The Belgian materials technology and recycling firm posted an adjusted EBITDA of €370 million for the second half of 2024, which aligned with consensus estimates but fell 2% short of Jefferies’ projection of €377 million.
Despite a strong performance in its specialty materials segment, disappointing results in battery materials weighed on overall earnings.
The company’s sales, excluding precious metals, totaled €1.657 billion, missing the consensus forecast of €1.802 billion.
Weakness in the battery materials division was particularly concerning, with adjusted EBITDA coming in at negative €6 million, far below the consensus estimate of breakeven.
This segment has been under pressure as global demand shifts and pricing dynamics in the electric vehicle supply chain remain volatile.
Jefferies analysts noted that Umicore’s focus on cash preservation was evident in its decision to lower full-year 2025 capital expenditure guidance by approximately 20% compared to 2024.

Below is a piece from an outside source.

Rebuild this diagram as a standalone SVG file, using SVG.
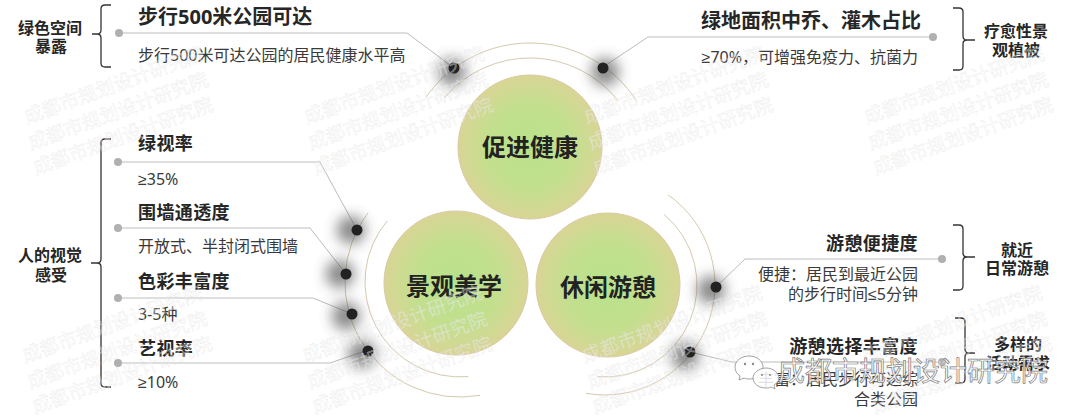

Additionally, the company announced a dividend cut to a yield of around 5%, a move that could signal a cautious approach to financial management amid market uncertainties.
The outlook for 2025 remains mixed, with Umicore (EBR:UMI) guiding for an EBITDA range of €720-780 million, which is broadly in line with Jefferies' estimate of €730 million but slightly below the consensus expectation of €745 million.
The company’s recycling segment is expected to deliver lower earnings year-on-year due to the expiration of favorable precious metal hedges, while catalysts and specialty materials are anticipated to remain stable or see modest growth.